Las pruebas en Alemania confirmaron que fue un intento de asesinato, utilizando un agente nervioso de grado militar desarrollado en la época soviética.
El ataque sucedió justo cuando enormes protestas cobraban fuerza en Bielorrusia, vecino de Rusia, contra la regla autoritaria del gran aliado de Putin, Alexander Lukashenko. Eran momentos nerviosos para el Kremlin.
Cuando Navalny se recuperó, supo que nunca volvería a estar a salvo en Rusia.
El servicio penitenciario estatal lo había advertido de que iría a la cárcel si regresaba. Pero la vida de un político emigrado, cada vez más desconectado e irrelevante, no era para él.
Navalny tenía el poder de llevar gente a la calle.
En Moscú, informé desde muchas de las protestas callejeras de Navalny, sus batallas judiciales y sus intentos de postularse para cargos políticos.
No era universalmente querido: siempre hubo rivalidad entre las filas de la oposición en Rusia.
Pero era un orador poderoso, un maestro de las redes sociales y siempre me pareció extremadamente impulsado, enérgico y apasionado por su causa principal.
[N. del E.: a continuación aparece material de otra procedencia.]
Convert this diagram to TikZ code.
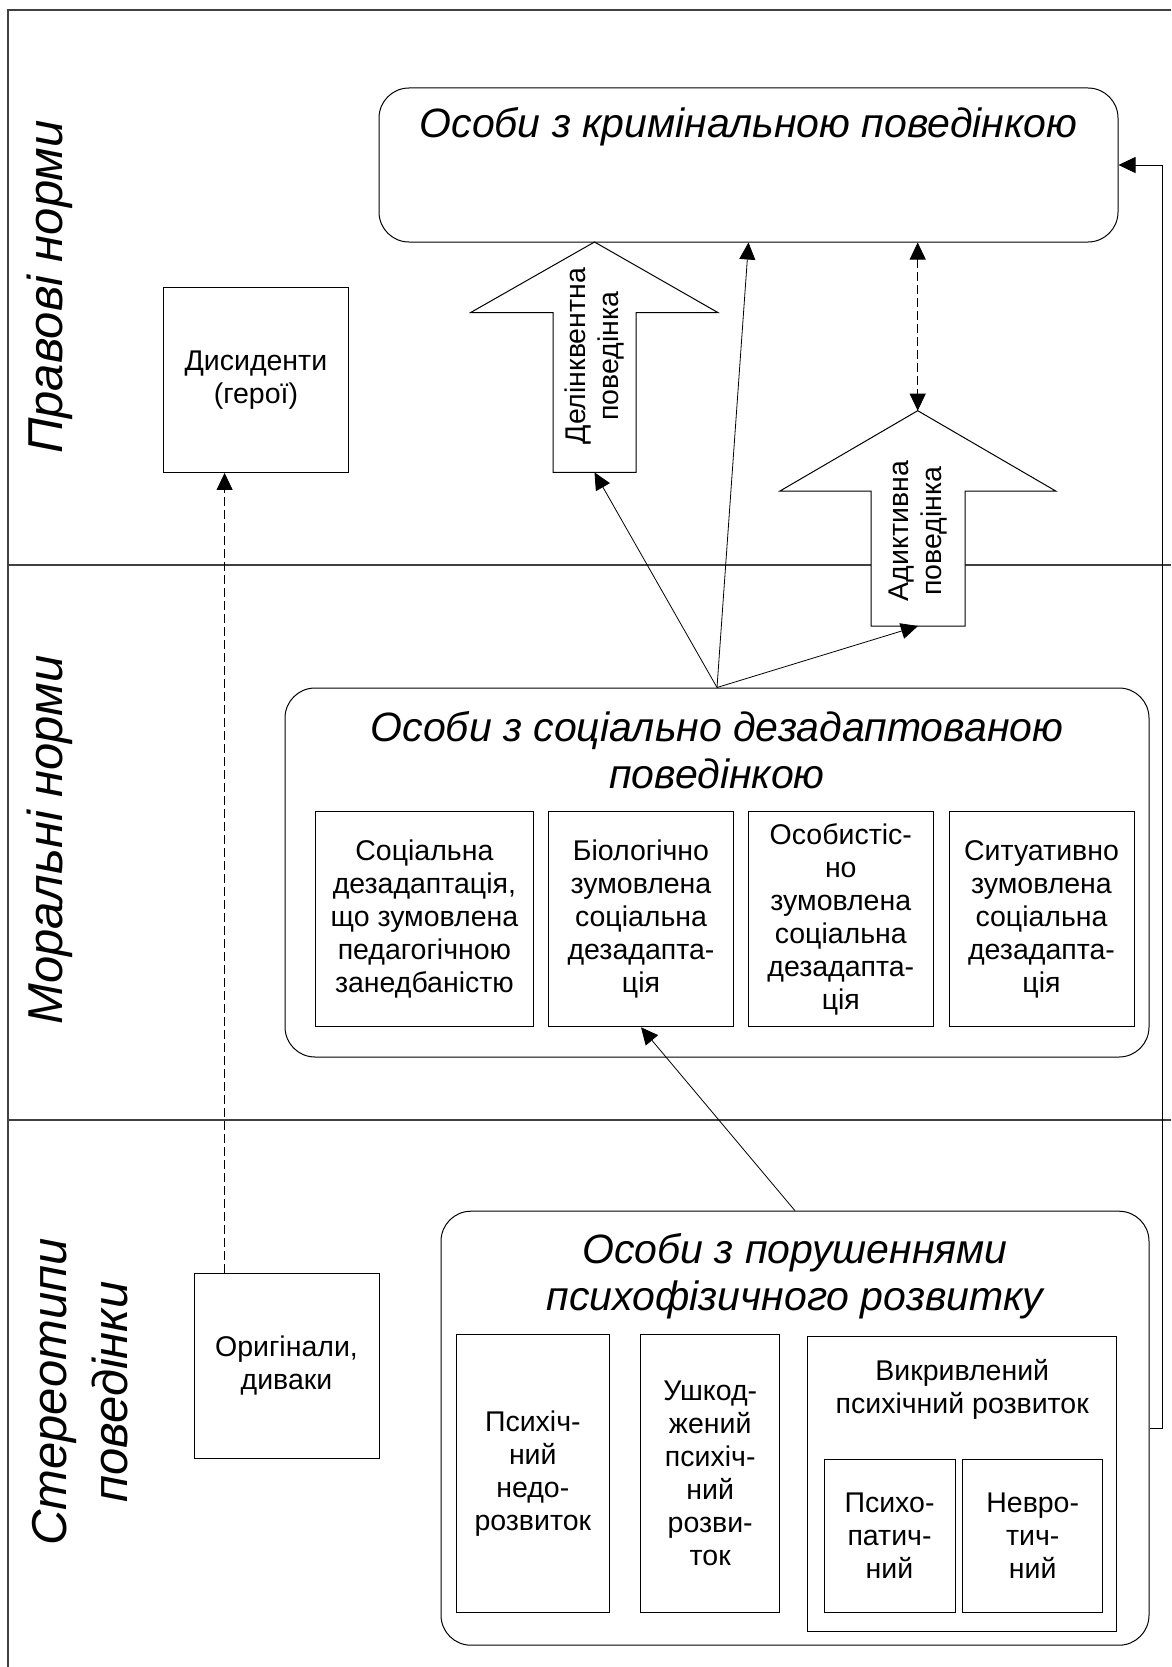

Esa era la remoción de Vladimir Putin y una camarilla de políticos a los que denunciaba, en voz alta y repetidamente, como “ladrones y corruptos”.
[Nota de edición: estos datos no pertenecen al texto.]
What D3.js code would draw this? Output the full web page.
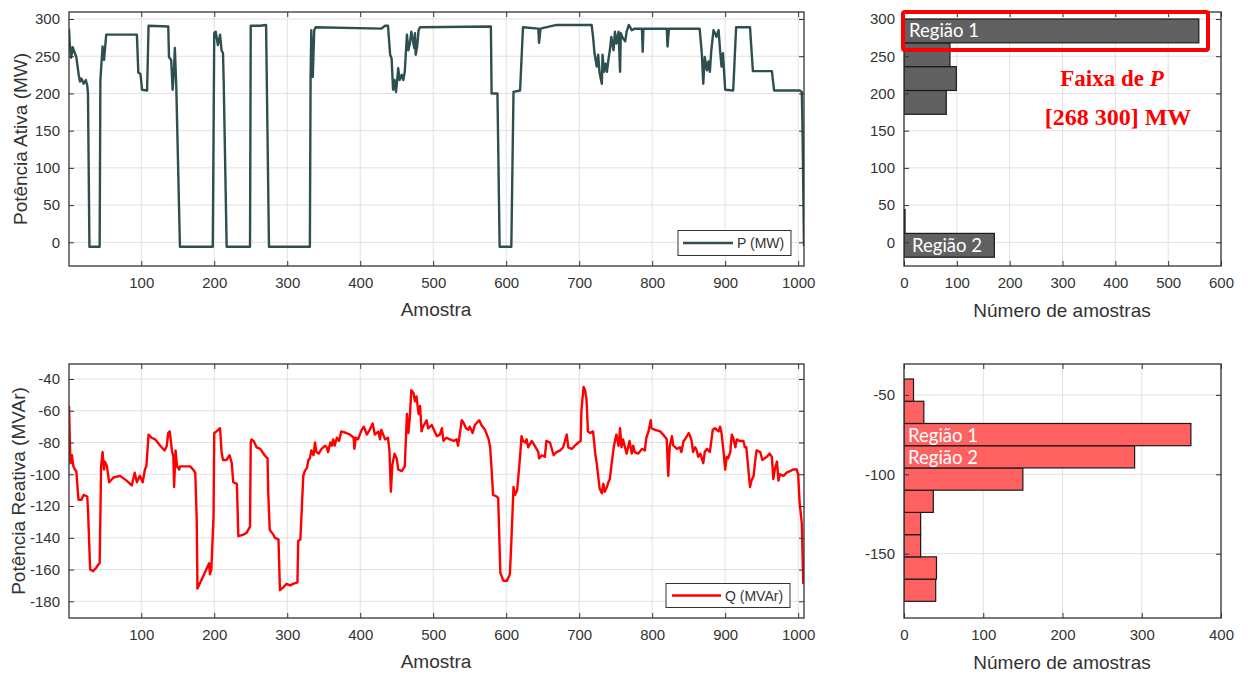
<!DOCTYPE html>
<html>
<head>
<meta charset="utf-8">
<script src="https://cdn.jsdelivr.net/npm/d3@7"></script>
<style>
  html, body { margin: 0; padding: 0; background: #ffffff; }
  svg { display: block; }
  text { font-family: "Liberation Sans", Arial, sans-serif; }
</style>
</head>
<body>
<svg id="chart" width="1247" height="673"></svg>
<script>
// ---------------- DATA ----------------
const pSample = [1,2,4,6,9,11,14,16,18,21,24,26,27,29,43,44,47,49,52,94,96,99,101,108,110,137,138,141,143,145,146,148,153,198,200,202,205,208,210,212,213,217,249,250,263,271,275,331,332,333,335,337,339,429,434,438,441,443,445,447,449,451,452,454,457,459,461,464,466,468,470,472,474,475,476,478,480,482,579,580,588,591,607,610,619,623,644,645,647,660,669,717,719,721,724,726,728,731,732,734,736,738,740,742,744,747,749,751,754,756,757,760,763,765,768,772,776,786,787,788,820,821,823,865,868,870,872,875,877,879,881,884,886,888,891,893,895,897,900,911,915,934,938,964,967,1002,1005,1006,1008];
const pValue = [287,267,248,262,254,249,227,216,220,213,218,211,200,-6,-6,218,263,245,279,279,228,226,205,204,291,290,249,245,205,236,261,209,-6,-6,281,283,265,279,258,254,213,-6,-6,291,291,292,-6,-6,222,285,222,285,289,287,291,291,252,247,205,218,202,222,234,218,225,218,229,279,258,267,283,272,261,281,252,263,285,289,290,200,200,-6,-6,202,204,289,287,268,287,290,292,292,276,254,236,252,227,213,252,229,240,229,245,258,276,258,283,267,283,229,281,274,270,283,292,285,287,287,256,287,287,263,287,287,254,213,249,231,243,229,258,285,281,276,285,258,236,254,205,204,289,289,230,230,204,204,202,150,-5];

const qSample = [1,2,3,5,7,9,11,14,18,21,26,27,30,34,38,41,43,45,47,49,50,53,56,62,71,80,87,91,94,98,102,105,107,110,114,119,126,132,135,137,139,142,144,145,147,149,152,153,167,171,174,176,177,180,185,190,193,194,196,199,200,203,208,210,212,217,221,224,226,231,233,240,244,249,250,251,254,258,263,269,273,274,276,281,283,288,290,295,299,304,308,314,315,318,322,324,327,329,331,333,336,338,340,343,347,352,354,356,359,361,363,365,368,371,374,381,386,391,392,394,397,402,405,409,413,417,420,425,427,429,434,438,440,442,444,447,450,452,457,461,464,466,468,470,473,475,477,480,482,484,486,491,493,498,502,505,509,512,514,518,523,528,532,534,537,539,541,545,548,550,554,557,563,566,571,576,578,580,582,587,589,592,596,601,605,607,610,612,615,619,621,623,626,628,630,635,639,644,645,649,653,655,660,665,669,674,678,683,685,690,694,699,702,703,706,708,710,712,715,719,722,724,726,728,731,733,735,738,740,742,744,747,749,751,754,756,758,760,765,769,772,774,776,781,786,790,792,795,798,799,804,811,815,820,822,824,827,829,834,838,840,843,845,850,852,854,856,859,861,863,866,868,870,872,875,879,883,886,891,893,895,898,900,902,904,907,909,911,914,916,920,925,927,929,934,936,939,941,943,948,951,957,961,964,966,968,971,973,975,980,984,989,993,998,1000,1002,1005,1007];
const qValue = [-57,-76,-93,-88,-95,-97,-98,-116,-116,-113,-114,-122,-160,-161,-159,-157,-156,-95,-86,-97,-92,-95,-105,-102,-101,-104,-107,-99,-105,-101,-105,-97,-95,-75,-77,-78,-82,-85,-82,-74,-73,-85,-89,-108,-85,-95,-97,-95,-95,-97,-99,-129,-172,-169,-164,-159,-156,-163,-160,-127,-74,-73,-71,-86,-91,-91,-88,-93,-105,-106,-139,-138,-137,-133,-80,-78,-79,-83,-84,-88,-90,-112,-135,-138,-140,-141,-173,-171,-169,-170,-169,-168,-142,-141,-101,-98,-96,-91,-90,-85,-88,-80,-86,-87,-84,-82,-83,-86,-80,-82,-78,-82,-77,-79,-73,-74,-75,-77,-84,-77,-78,-72,-70,-75,-72,-68,-75,-73,-78,-72,-78,-77,-85,-111,-94,-87,-90,-97,-98,-95,-62,-74,-64,-47,-49,-54,-51,-62,-57,-73,-70,-66,-71,-69,-73,-76,-75,-71,-79,-77,-78,-79,-78,-82,-73,-66,-67,-71,-72,-70,-74,-69,-66,-69,-72,-78,-83,-97,-113,-114,-115,-162,-167,-167,-163,-143,-108,-113,-110,-89,-76,-79,-80,-78,-83,-79,-82,-86,-90,-88,-89,-79,-80,-88,-86,-85,-83,-75,-83,-84,-82,-80,-79,-60,-45,-47,-53,-73,-74,-73,-87,-93,-101,-109,-112,-106,-111,-108,-105,-103,-95,-84,-79,-75,-82,-71,-83,-78,-87,-79,-87,-82,-86,-87,-84,-85,-77,-73,-66,-71,-72,-73,-75,-78,-101,-83,-76,-82,-84,-83,-86,-79,-78,-74,-76,-79,-86,-83,-85,-89,-87,-90,-93,-86,-84,-86,-72,-71,-73,-70,-74,-87,-97,-89,-90,-86,-75,-77,-83,-78,-79,-79,-83,-83,-108,-104,-101,-92,-85,-86,-91,-89,-87,-89,-103,-97,-92,-104,-100,-101,-99,-98,-97,-97,-100,-118,-131,-169];

// histogram of P (bin edges in MW, counts per bin)
const pBinEdges = [-20,12,44,76,108,140,172,204,236,268,300];
const pCounts   = [171,2,0,0,0,0,80,99,87,558];
// histogram of Q (bin edges in MVAr, counts per bin)
const qBinEdges = [-180,-166,-152,-138,-124,-110,-96,-82,-68,-54,-40];
const qCounts   = [40,41,21,21,37,150,291,362,25,12];

// tick labels
const sampleTicks = [100,200,300,400,500,600,700,800,900,1000];
const pTicks = [0,50,100,150,200,250,300];
const qTicks = [-180,-160,-140,-120,-100,-80,-60,-40];
const pHistCountTicks = [0,100,200,300,400,500,600];
const qHistCountTicks = [0,100,200,300,400];
const qHistValueTicks = [-150,-100,-50];

// ---------------- DRAWING ----------------
const svg = d3.select("#chart");
svg.append("rect").attr("width",1247).attr("height",673).attr("fill","#fff");

const AX = "#333333", GRID = "#e1e1e1";
const TICKFONT = 15, LABELFONT = 19;

function panel(opt){
  const {x, y, xTicks, yTicks, id} = opt;
  const [x0,x1] = x.range(), [y0,y1] = y.range(); // y0 bottom, y1 top
  const g = svg.append("g");
  g.append("g").selectAll("line").data(xTicks).join("line")
    .attr("x1",d=>x(d)).attr("x2",d=>x(d)).attr("y1",y0).attr("y2",y1)
    .attr("stroke",GRID).attr("stroke-width",1);
  g.append("g").selectAll("line").data(yTicks).join("line")
    .attr("y1",d=>y(d)).attr("y2",d=>y(d)).attr("x1",x0).attr("x2",x1)
    .attr("stroke",GRID).attr("stroke-width",1);
  svg.append("clipPath").attr("id",id).append("rect")
    .attr("x",x0).attr("y",y1).attr("width",x1-x0).attr("height",y0-y1);
  const content = svg.append("g").attr("clip-path",`url(#${id})`);
  const front = svg.append("g");
  const style = sel => {
    sel.select(".domain").remove();
    sel.selectAll(".tick line").attr("stroke",AX).attr("stroke-width",1);
    sel.selectAll(".tick text").attr("fill",AX).style("font-size",TICKFONT+"px")
      .style("font-family",'"Liberation Sans", Arial, sans-serif');
  };
  front.append("g").attr("transform",`translate(0,${y0})`)
    .call(d3.axisBottom(x).tickValues(xTicks).tickSize(-5).tickPadding(11).tickFormat(d3.format("d"))).call(style);
  front.append("g").attr("transform",`translate(0,${y1})`)
    .call(d3.axisTop(x).tickValues(xTicks).tickSize(-5).tickFormat("")).call(style);
  front.append("g").attr("transform",`translate(${x0},0)`)
    .call(d3.axisLeft(y).tickValues(yTicks).tickSize(-5).tickPadding(9).tickFormat(d3.format("d"))).call(style);
  front.append("g").attr("transform",`translate(${x1},0)`)
    .call(d3.axisRight(y).tickValues(yTicks).tickSize(-5).tickFormat("")).call(style);
  front.append("rect").attr("x",x0).attr("y",y1).attr("width",x1-x0).attr("height",y0-y1)
    .attr("fill","none").attr("stroke",AX).attr("stroke-width",1.3);
  front.selectAll(".tick text").text(function(){ return d3.select(this).text().replace("−","-"); });
  return {content, front};
}

// ---- top-left: P time series
const xS1 = d3.scaleLinear().domain([1,1008]).range([69,804]);
const yP = d3.scaleLinear().domain([-31.8,309.4]).range([266,12]);
const pP = panel({x:xS1, y:yP, xTicks:sampleTicks, yTicks:pTicks, id:"c1"});
const pData = pSample.map((s,i)=>[s,pValue[i]]);
pP.content.append("path").datum(pData)
  .attr("d", d3.line().x(d=>xS1(d[0])).y(d=>yP(d[1])))
  .attr("fill","none").attr("stroke","#2e4f4f").attr("stroke-width",2.4).attr("stroke-linejoin","round");
const lgP = pP.front.append("g");
lgP.append("rect").attr("x",678).attr("y",230.5).attr("width",113).attr("height",25)
  .attr("fill","#fff").attr("stroke",AX).attr("stroke-width",1);
lgP.append("line").attr("x1",683).attr("x2",733).attr("y1",243).attr("y2",243)
  .attr("stroke","#2e4f4f").attr("stroke-width",2.4);
lgP.append("text").attr("x",737).attr("y",248).text("P (MW)").attr("fill",AX).style("font-size","14px");

// ---- bottom-left: Q time series
const xS2 = d3.scaleLinear().domain([1,1008]).range([69,804]);
const yQ = d3.scaleLinear().domain([-190.5,-30.55]).range([618,364]);
const pQ = panel({x:xS2, y:yQ, xTicks:sampleTicks, yTicks:qTicks, id:"c2"});
const qData = qSample.map((s,i)=>[s,qValue[i]]);
pQ.content.append("path").datum(qData)
  .attr("d", d3.line().x(d=>xS2(d[0])).y(d=>yQ(d[1])))
  .attr("fill","none").attr("stroke","#ff0000").attr("stroke-width",2.4).attr("stroke-linejoin","round");
const lgQ = pQ.front.append("g");
lgQ.append("rect").attr("x",666).attr("y",583.5).attr("width",124).attr("height",24)
  .attr("fill","#fff").attr("stroke",AX).attr("stroke-width",1);
lgQ.append("line").attr("x1",672).attr("x2",721).attr("y1",595.5).attr("y2",595.5)
  .attr("stroke","#ff0000").attr("stroke-width",2.4);
lgQ.append("text").attr("x",725).attr("y",600.5).text("Q (MVAr)").attr("fill",AX).style("font-size","14px");

// ---- top-right: histogram P
const xHP = d3.scaleLinear().domain([0,600]).range([904,1221]);
const yHP = d3.scaleLinear().domain([-31.8,309.4]).range([266,12]);
const hP = panel({x:xHP, y:yHP, xTicks:pHistCountTicks, yTicks:pTicks, id:"c3"});
const pBins = pCounts.map((c,i)=>({lo:pBinEdges[i], hi:pBinEdges[i+1], c}));
hP.content.selectAll("rect.bar").data(pBins.filter(b=>b.c>0)).join("rect")
  .attr("x",xHP(0)).attr("width",d=>xHP(d.c)-xHP(0))
  .attr("y",d=>yHP(d.hi)).attr("height",d=>yHP(d.lo)-yHP(d.hi))
  .attr("fill","#616161").attr("stroke","#1a1a1a").attr("stroke-width",1.2);

// ---- bottom-right: histogram Q
const xHQ = d3.scaleLinear().domain([0,400]).range([904,1221]);
const yHQ = d3.scaleLinear().domain([-190.5,-30.55]).range([618,364]);
const hQ = panel({x:xHQ, y:yHQ, xTicks:qHistCountTicks, yTicks:qHistValueTicks, id:"c4"});
const qBins = qCounts.map((c,i)=>({lo:qBinEdges[i], hi:qBinEdges[i+1], c}));
hQ.content.selectAll("rect.bar").data(qBins).join("rect")
  .attr("x",xHQ(0)).attr("width",d=>xHQ(d.c)-xHQ(0))
  .attr("y",d=>yHQ(d.hi)).attr("height",d=>yHQ(d.lo)-yHQ(d.hi))
  .attr("fill","#ff6161").attr("stroke","#1a1a1a").attr("stroke-width",1.2);

// ---- axis labels
const lab = (x,y,t,rot) => {
  const tx = svg.append("text").attr("text-anchor","middle").attr("fill",AX)
    .style("font-size",LABELFONT+"px").text(t);
  if(rot) tx.attr("transform",`translate(${x},${y}) rotate(-90)`); else tx.attr("x",x).attr("y",y);
};
lab(436,316,"Amostra");
lab(436,668,"Amostra");
lab(1062,317,"Número de amostras");
lab(1062,669,"Número de amostras");
lab(27,139,"Potência Ativa (MW)",true);
lab(25,491,"Potência Reativa (MVAr)",true);

// ---- annotations
const ann = svg.append("g");
const regionText = (x,y,t)=> ann.append("text").attr("x",x).attr("y",y).text(t)
  .attr("fill","#ffffff").style("font-size","18.5px").style("font-family",'Lato, "Open Sans", sans-serif');
regionText(909,37,"Região 1");
regionText(912,252,"Região 2");
regionText(908,442,"Região 1");
regionText(908,464,"Região 2");
ann.append("rect").attr("x",903).attr("y",12).attr("width",305).attr("height",38).attr("rx",2)
  .attr("fill","none").attr("stroke","#ff0000").attr("stroke-width",4);
const f1 = ann.append("text").attr("x",1112).attr("y",86).attr("text-anchor","middle")
  .attr("fill","#ff0000").style("font-family",'"Liberation Serif", "DejaVu Serif", serif')
  .style("font-weight","bold").style("font-size","23px");
f1.append("tspan").text("Faixa de ");
f1.append("tspan").text("P").style("font-style","italic");
ann.append("text").attr("x",1118).attr("y",125).attr("text-anchor","middle")
  .attr("fill","#ff0000").style("font-family",'"Liberation Serif", "DejaVu Serif", serif')
  .style("font-weight","bold").style("font-size","24px").text("[268 300] MW");
</script>
</body>
</html>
No me sorprendió cuando regresó a Moscú en enero de 2021, a pesar de todo. Y Navalny no se sorprendió cuando fue arrestado a su llegada.
Primero en la corte y luego desde la prisión, siguió hablando.
Aparecería vía enlace de video para audiencias en los múltiples casos penales en su contra. Los cargos seguían acumulándose, todas excusas para mantener encarcelado a un oponente político.
Se veía demacrado, con la cabeza rapada y su uniforme de prisión suelto. Pero Navalny sonaba tan optimista y desafiante como siempre, incluso hablando desde detrás de las rejas.
En su última aparición, el día antes de que supuestamente muriera, aún estaba bromeando.
Su persistente alegría fue en sí mismo un acto de resistencia, una negativa a ser quebrantado.
Navalny nunca abandonó su creencia en lo que su equipo llamaba “la hermosa Rusia del futuro”: el fin del largo y represivo gobierno de Putin y la perspectiva de un cambio político en su país.
Pero después de la detención del activista, Putin lanzó su guerra en Ucrania, la organización política de Navalny fue prohibida como “extremista”, y sus miembros arrestados.
Otros críticos conocidos de Putin han sido encarcelados o han huido del país en busca de seguridad.
Para ellos, y para todos los que imaginaron una Rusia diferente, la noticia de la muerte de Navalny significa que la perspectiva nunca ha sido tan sombría.
Para mí, la realización más impactante es que tal noticia ni siquiera sea ya una sorpresa.